The Great (Series Two). Television Review.

Liverpool Sound and Vision Rating 9/10

Cast: Elle Fanning, Nicholas Hoult, Phoebe Fox, Sacha Dhawan, Gwilym Lee, Adam Godley, Douglas Hodge, Belinda Bromilow, Ramon Tikaram, Gillian Anderson, Bayo Gbadamosi, Florence Keith-Roach, Charity Wakefield, Danusia Samal, Claira Watson Parr, Tristan Bent, Jane Mahady, Julian Barratt, Alistair Green, Timoth Walker, Louis Hynes, Ali Ariaie, Eloise Webb, Dina Al Salih, Anthony Welsh, Keon Martial-Phillip, Freddie Fox, Grace Molony, Blake Harrison, Jason Issacs, Dean Nolan.

The winners and victors are the ones who get to place their interpretation of events into history’s ledger, but it is the right of future generations to squeeze the life out of it, to give it a hefty dose of scepticism, and pour satire from a great height all over the constructed chain of events.

Satire, parody, it all comes down the brevity of wit, and who else deserves it than the supposed great and the good, for the writers of victory, those who create empires out of another’s misery and serfdom; for satire is meant to prick the conscious, the inflated balloon of the woefully premeditated, and those seek fame by any name are right for the picking…even in empire’s past.

The allusion is that the events surrounding the reign of Catherine the Great are steeped in history’s awe and even partial myth, and in the first series of The Great, the lens of wilful lampoon found a figure, a nation, a class that was ripe for the taking, and absolutely got away with it by making sure people understood it was a distorted reflection based on some truth.

The Great’s second series goes further, in the aftermath of Catherine’s overthrowing of her husband, Peter, Russia is in the hands of supposed benevolence, enlightenment that has been enjoyed in Paris comes to the country, a great queen is on the throne, and yet prick that pomposity and the possible truth leaks out, that there is no greatness to be found in a country that allows its leaders to behave in such a way that would make grown-ups blush.

It is to the brilliance of its cast that The Great enjoys the attention of its audience, subtly anarchic, a straight face of delivery, observational, beautifully rebellious, and all made possible by the anachronism of Time; it is hoped that such pomposity of past can be seen to be overthrown in other areas of life in a shorter time than it has taken the decadence of Russia’s early imperialism, but until then, watching actors such as the charming Elle Fanning, Nicholas Hoult, Pheobe Fox, Gwilym Lee, Sacha Dhawan, Adam Godley, and the excellent Douglas Hodge in their various character’s guises as they scheme and plot in the name of the Russia they wish to see rise, is enough to make any viewer see the beauty in the chaos of court.

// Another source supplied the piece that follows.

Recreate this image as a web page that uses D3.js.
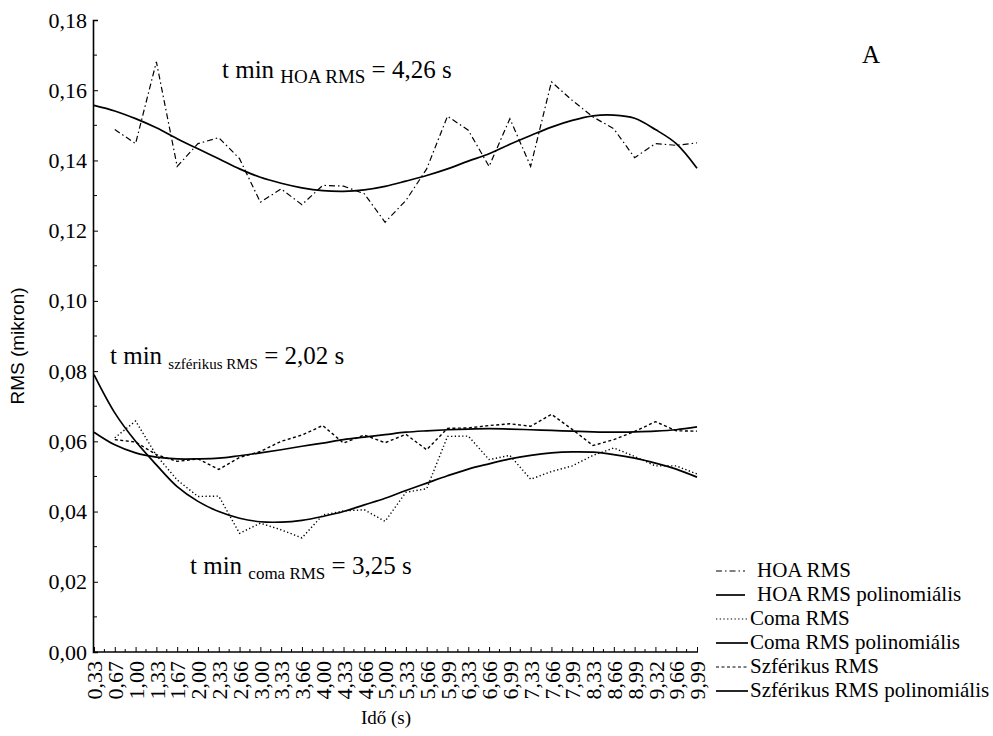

With a splendid Gillian Anderson leaving her sizeable acting prowess on the series in the form of Catherine’s mother, the manipulating matchmaker Joanna, and Belinda Bromilow hammering home the revolutionary act of showing how the wheels of court and power actually was concocted and connected from behind the scenes in the form of Aunt Elizabeth, The Great is riotous and enjoyable television made by its tremendous cast and firmly in control of the mayhem of its creatives.

A romp through history has rarely been as satisfying.